Go through the material and pull out every line with the string "chart" in it.
• • •
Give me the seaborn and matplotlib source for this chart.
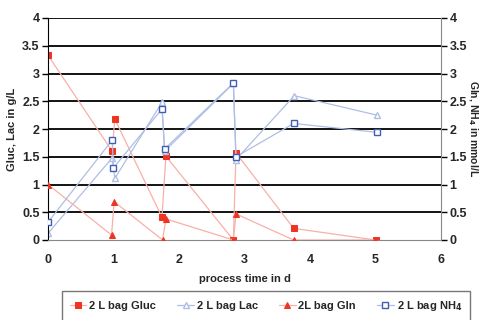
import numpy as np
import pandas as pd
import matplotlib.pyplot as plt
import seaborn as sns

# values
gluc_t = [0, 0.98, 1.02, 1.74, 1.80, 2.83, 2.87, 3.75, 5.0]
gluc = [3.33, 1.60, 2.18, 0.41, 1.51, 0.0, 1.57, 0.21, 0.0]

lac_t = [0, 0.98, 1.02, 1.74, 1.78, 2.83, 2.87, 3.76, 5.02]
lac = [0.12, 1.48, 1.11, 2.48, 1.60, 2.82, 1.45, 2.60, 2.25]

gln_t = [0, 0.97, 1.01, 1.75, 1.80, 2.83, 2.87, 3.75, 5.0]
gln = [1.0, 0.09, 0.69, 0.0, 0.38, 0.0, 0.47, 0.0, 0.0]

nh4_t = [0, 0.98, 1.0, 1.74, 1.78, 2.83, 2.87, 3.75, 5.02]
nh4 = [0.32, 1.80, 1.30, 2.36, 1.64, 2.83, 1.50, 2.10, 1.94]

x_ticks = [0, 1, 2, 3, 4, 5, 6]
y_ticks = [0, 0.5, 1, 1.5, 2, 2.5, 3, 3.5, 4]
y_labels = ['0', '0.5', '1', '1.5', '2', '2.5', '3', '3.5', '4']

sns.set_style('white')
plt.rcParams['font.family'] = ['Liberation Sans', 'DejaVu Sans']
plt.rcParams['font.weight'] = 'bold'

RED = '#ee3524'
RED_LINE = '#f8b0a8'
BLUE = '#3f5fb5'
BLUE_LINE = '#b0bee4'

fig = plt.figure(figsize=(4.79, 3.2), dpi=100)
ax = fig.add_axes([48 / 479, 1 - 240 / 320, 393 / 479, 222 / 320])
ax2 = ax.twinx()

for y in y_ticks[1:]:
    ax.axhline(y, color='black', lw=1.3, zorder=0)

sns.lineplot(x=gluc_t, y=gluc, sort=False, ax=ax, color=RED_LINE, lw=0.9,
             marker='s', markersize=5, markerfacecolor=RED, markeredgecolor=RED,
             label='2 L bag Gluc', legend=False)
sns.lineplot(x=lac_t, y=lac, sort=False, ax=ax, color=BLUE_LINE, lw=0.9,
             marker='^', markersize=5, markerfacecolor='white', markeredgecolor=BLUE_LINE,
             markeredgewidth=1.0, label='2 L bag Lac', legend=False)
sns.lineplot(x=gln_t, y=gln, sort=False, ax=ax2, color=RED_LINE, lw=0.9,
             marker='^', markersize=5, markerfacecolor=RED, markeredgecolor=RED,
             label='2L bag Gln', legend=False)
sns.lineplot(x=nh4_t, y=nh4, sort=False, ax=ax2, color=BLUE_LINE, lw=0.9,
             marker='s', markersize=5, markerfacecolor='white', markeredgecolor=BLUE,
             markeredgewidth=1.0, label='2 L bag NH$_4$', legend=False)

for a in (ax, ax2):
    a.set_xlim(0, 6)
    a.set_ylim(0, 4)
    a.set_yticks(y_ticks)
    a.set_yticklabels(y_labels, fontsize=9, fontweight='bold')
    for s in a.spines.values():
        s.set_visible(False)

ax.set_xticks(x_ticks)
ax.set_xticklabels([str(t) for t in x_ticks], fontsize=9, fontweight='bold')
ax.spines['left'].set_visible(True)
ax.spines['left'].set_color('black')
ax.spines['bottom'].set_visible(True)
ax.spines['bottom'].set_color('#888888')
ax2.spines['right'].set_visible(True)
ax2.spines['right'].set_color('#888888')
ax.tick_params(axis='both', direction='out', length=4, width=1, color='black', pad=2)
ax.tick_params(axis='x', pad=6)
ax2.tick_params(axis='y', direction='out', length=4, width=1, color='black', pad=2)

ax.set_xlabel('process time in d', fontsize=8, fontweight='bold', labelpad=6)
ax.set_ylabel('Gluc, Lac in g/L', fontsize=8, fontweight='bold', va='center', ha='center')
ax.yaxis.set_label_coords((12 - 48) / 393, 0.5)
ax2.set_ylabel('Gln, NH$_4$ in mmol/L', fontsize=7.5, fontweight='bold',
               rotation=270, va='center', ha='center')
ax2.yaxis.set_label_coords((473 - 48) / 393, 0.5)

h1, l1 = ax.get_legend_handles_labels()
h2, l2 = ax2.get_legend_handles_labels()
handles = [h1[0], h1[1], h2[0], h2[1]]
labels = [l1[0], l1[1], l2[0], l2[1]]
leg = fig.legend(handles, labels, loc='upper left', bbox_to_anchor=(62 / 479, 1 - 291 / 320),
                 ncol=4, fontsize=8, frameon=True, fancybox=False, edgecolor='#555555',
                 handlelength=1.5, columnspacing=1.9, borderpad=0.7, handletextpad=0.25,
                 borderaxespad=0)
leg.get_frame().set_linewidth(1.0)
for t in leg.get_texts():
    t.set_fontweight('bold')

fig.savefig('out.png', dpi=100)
• • •
### [FINISHED ANSWER]
Give me the seaborn and matplotlib source for this chart.

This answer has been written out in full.